Pictures excluded, return the lines below from the first through the line holding "plt.rcParams['hatch.linewidth'] = 0.8".

COLLECTED DATA –
┌────────
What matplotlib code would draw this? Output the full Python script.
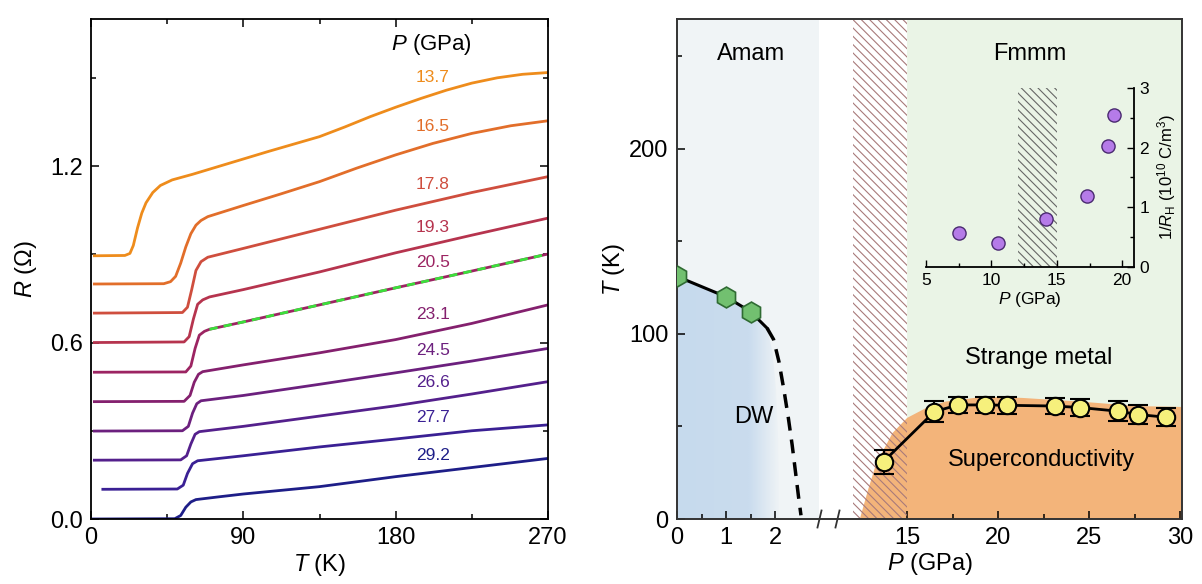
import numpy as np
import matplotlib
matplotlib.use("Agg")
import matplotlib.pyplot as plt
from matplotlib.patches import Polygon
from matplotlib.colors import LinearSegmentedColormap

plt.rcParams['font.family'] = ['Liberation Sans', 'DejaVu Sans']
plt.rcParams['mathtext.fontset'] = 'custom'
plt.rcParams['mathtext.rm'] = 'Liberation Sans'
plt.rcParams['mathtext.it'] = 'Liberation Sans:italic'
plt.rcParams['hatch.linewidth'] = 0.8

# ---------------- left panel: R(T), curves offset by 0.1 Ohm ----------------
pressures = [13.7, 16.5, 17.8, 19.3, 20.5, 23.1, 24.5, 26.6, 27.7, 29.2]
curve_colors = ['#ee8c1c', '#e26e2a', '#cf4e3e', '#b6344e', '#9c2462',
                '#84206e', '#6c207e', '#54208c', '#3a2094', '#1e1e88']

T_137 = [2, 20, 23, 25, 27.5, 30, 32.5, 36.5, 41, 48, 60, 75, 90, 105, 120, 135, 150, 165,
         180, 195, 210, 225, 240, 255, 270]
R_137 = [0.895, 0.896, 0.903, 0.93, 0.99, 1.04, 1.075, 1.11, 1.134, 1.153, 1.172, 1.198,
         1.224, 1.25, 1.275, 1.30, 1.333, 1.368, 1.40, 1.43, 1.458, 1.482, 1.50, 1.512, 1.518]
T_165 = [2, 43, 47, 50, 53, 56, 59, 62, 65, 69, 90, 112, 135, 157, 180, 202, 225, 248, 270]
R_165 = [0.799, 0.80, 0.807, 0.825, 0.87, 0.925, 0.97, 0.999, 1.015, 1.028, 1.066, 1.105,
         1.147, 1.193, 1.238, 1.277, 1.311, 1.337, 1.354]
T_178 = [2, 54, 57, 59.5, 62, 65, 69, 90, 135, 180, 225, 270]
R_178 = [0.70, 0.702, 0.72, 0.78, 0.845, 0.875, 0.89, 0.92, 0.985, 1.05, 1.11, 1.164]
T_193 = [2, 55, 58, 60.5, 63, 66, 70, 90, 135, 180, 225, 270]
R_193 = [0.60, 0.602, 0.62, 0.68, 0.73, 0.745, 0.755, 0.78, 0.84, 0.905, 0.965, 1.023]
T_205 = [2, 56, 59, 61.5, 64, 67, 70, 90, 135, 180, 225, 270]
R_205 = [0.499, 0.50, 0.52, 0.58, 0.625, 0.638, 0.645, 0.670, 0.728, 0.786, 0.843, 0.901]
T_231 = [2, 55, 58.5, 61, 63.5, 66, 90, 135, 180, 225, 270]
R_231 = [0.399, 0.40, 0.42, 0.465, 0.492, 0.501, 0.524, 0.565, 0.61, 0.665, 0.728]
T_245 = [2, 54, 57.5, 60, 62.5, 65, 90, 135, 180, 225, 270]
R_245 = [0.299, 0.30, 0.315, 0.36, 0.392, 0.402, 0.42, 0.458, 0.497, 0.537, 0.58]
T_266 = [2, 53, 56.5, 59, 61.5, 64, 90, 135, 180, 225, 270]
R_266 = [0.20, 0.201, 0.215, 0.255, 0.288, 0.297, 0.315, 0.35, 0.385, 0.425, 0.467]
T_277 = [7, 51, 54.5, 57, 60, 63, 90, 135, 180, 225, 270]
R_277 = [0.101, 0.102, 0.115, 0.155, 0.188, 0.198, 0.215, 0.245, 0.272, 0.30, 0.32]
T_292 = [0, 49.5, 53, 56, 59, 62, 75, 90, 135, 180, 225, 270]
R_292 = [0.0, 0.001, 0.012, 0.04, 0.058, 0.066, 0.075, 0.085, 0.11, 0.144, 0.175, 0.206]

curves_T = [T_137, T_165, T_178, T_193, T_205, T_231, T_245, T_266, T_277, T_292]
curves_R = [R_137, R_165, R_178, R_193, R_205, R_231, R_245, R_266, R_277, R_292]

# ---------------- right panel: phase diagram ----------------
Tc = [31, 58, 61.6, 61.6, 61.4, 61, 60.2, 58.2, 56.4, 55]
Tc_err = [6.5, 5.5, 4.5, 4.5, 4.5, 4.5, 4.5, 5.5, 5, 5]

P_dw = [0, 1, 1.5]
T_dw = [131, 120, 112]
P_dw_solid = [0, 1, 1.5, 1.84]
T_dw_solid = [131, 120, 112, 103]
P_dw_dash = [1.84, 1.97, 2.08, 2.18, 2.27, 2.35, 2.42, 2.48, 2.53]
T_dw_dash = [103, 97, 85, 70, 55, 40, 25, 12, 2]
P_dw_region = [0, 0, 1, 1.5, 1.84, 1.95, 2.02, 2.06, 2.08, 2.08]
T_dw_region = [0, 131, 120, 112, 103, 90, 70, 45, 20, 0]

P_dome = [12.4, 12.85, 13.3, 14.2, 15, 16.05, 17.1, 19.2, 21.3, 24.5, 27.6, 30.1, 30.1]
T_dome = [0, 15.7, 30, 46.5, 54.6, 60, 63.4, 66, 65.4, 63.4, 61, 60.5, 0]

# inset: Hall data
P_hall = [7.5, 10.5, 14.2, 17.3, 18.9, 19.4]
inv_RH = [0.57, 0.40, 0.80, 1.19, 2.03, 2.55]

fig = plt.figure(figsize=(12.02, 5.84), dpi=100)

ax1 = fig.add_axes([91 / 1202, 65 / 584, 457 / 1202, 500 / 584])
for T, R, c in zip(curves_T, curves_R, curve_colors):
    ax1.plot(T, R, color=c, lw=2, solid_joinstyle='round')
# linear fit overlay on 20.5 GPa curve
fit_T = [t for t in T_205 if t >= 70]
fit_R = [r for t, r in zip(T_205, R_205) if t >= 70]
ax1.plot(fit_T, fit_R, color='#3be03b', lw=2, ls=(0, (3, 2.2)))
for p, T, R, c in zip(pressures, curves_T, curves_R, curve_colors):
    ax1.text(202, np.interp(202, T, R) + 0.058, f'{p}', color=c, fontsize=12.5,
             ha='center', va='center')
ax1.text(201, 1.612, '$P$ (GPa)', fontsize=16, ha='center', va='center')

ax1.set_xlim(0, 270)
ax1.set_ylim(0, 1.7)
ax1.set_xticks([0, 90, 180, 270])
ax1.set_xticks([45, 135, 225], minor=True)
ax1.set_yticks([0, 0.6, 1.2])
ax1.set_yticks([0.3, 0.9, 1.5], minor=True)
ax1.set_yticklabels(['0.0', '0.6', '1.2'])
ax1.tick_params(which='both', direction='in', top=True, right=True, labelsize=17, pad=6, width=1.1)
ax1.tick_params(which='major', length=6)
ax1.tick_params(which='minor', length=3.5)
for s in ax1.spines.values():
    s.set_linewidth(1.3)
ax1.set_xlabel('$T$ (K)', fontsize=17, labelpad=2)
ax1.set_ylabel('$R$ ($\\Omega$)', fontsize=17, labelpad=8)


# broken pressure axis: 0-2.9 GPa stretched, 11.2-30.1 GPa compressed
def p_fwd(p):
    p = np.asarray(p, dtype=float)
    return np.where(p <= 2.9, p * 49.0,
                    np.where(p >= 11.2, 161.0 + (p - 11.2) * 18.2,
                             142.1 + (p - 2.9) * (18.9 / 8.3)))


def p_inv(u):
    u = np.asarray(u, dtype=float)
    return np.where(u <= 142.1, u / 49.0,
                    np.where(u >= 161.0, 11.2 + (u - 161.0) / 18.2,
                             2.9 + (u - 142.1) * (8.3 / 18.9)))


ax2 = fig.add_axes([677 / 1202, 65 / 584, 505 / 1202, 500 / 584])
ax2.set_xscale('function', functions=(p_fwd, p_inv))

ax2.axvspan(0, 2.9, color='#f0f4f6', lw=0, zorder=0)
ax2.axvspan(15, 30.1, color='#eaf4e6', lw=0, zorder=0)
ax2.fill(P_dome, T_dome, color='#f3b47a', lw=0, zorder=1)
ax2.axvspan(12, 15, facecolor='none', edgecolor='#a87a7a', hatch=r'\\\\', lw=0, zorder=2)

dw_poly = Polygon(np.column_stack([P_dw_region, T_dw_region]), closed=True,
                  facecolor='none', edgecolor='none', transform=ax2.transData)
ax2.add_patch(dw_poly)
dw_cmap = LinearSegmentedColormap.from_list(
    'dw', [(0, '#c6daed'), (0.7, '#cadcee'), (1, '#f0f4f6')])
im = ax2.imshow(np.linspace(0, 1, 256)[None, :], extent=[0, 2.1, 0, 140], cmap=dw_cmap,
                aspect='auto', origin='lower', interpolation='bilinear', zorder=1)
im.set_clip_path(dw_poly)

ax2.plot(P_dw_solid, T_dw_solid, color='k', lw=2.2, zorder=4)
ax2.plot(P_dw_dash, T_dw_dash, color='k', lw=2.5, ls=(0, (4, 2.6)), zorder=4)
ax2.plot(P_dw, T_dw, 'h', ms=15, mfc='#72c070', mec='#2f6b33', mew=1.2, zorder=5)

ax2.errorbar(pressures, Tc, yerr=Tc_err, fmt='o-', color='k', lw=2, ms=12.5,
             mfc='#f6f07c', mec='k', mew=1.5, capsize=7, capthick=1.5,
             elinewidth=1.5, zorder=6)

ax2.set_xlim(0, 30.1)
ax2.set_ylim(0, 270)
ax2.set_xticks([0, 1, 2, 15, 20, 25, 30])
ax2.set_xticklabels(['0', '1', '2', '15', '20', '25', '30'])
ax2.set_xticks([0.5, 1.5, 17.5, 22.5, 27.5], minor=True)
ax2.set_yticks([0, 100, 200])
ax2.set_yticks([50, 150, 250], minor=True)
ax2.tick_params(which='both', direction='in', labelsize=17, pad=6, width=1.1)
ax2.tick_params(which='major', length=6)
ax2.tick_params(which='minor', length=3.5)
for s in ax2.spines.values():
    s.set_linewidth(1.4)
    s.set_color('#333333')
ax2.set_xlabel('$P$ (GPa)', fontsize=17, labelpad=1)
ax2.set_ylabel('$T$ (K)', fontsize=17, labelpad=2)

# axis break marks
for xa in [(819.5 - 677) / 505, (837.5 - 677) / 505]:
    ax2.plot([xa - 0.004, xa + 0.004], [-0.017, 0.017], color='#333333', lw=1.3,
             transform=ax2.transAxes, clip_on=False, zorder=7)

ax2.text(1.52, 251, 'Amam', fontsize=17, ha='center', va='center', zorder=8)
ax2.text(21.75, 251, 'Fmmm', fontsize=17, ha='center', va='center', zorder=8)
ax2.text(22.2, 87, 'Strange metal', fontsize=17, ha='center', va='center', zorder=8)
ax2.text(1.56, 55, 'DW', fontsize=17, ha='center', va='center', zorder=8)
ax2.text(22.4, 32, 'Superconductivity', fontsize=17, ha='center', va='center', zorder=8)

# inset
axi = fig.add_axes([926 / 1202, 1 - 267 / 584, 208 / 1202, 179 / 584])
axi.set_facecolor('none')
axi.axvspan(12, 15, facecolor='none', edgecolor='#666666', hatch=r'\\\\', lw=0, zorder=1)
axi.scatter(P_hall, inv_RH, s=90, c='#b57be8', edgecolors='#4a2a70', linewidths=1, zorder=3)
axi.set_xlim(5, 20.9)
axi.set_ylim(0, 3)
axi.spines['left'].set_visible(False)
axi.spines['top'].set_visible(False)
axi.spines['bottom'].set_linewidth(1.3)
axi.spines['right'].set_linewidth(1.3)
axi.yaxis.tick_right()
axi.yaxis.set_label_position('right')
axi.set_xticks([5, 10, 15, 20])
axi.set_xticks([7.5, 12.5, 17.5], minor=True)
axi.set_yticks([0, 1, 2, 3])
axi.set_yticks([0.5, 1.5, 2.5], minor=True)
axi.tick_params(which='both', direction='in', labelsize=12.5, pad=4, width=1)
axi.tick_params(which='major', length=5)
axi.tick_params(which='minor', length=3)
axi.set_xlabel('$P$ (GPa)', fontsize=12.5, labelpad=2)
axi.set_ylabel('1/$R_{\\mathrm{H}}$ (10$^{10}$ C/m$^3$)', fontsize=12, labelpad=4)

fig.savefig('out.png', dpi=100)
└────────
FINAL RESULT –
What matplotlib code would draw this? Output the full Python script.
import numpy as np
import matplotlib
matplotlib.use("Agg")
import matplotlib.pyplot as plt
from matplotlib.patches import Polygon
from matplotlib.colors import LinearSegmentedColormap

plt.rcParams['font.family'] = ['Liberation Sans', 'DejaVu Sans']
plt.rcParams['mathtext.fontset'] = 'custom'
plt.rcParams['mathtext.rm'] = 'Liberation Sans'
plt.rcParams['mathtext.it'] = 'Liberation Sans:italic'
plt.rcParams['hatch.linewidth'] = 0.8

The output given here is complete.